Pallbearer’s debut, Sorrow And Extinction, was our #1 metal album of 2012, and last December, Sorrow’s then-untitled/-unrecorded follow-up came in right around the midway point on our list of the 100 Most Anticipated Albums Of 2014. All work on that album is now complete — it was recorded and mixed by Billy Anderson, who also helmed Agalloch’s awesome The Serpent & The Sphere, and its cover art was created by Animetalphysical, who was also responsible for Sorrow’s striking, evocative sleeve. The album is titled Foundations Of Burden and it will be released in August. Now that I’ve heard the whole thing — and, in fact, listened to it several dozen times, with still-heightening excitement — I can say without hesitation it belonged a great deal higher on that Most Anticipated list.

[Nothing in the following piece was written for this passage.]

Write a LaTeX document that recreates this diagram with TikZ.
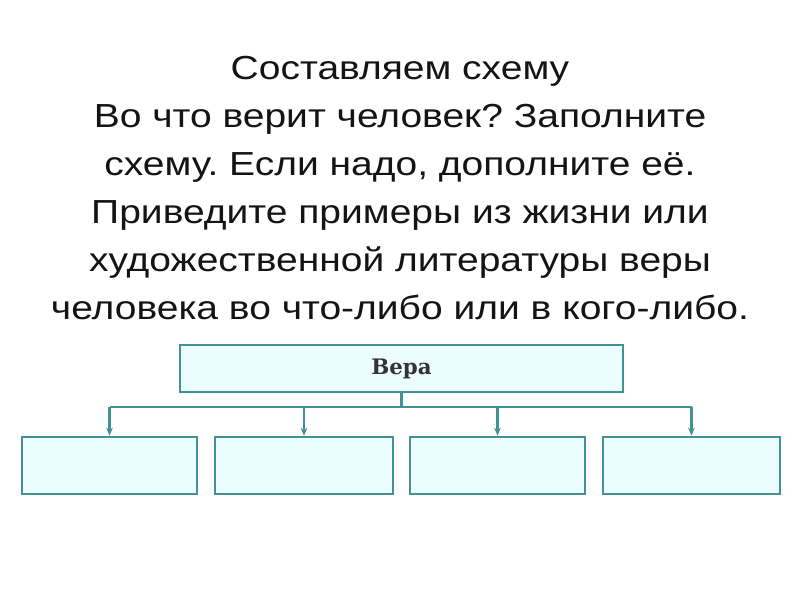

Sorrow And Extinction was a great album, of course — a modern landmark for the doom subgenre — but Foundations is entirely more confident, more diverse, and more immersive. All the great elements of old Pallbearer are still on display — the dramatic, anthemic hooks, the intricate, intertwined guitars, the rolling, thunderous rhythms, and Brett Campbell’s keening, angelic voice — but here they seem steadier than they did before, as if they are merely the base of the songs rather than their entire being. Pallbearer are now more comfortable working with alternate textures and rhythms, not to mention bolder vocal dynamics: For his part, Campbell is plainly a stronger vocalist today than he was two years ago, and his towering performances are aided by masterful harmonies, backing vocals, and even some stunning lead vox via guitarist Devin Holt and bassist Joseph D. Rowland. Foundations wasn’t eligible for our list of the 50 Best Albums Of 2014 So Far, but had it been, I would have campaigned to push it to the uppermost reaches of that list. Right now, for me, it’s in a 3-way tie for the year’s best metal album along with Nux Vomica’s Nux Vomica and YOB’s upcoming Clearing The Path To Ascend.
Today the band is debuting Foundations track “The Ghost I Used To Be”; it’s the first song from the album to be made public, and a good choice for lead “single”: “Ghost” presents a compelling balance of the band’s beloved Sorrow-era style with some of the harder, faster, sharper, more dramatic elements they have built into their new sound. It’s a fantastic, ferocious song, and it’s not even my favorite track on the album, which should give you an idea just how good this thing is. Not that you need any such context — all on its own “Ghost” offers more than enough evidence of Pallbearer’s continued greatness. Listen.
Foundations Of Burden is out 8/19 via Profound Lore.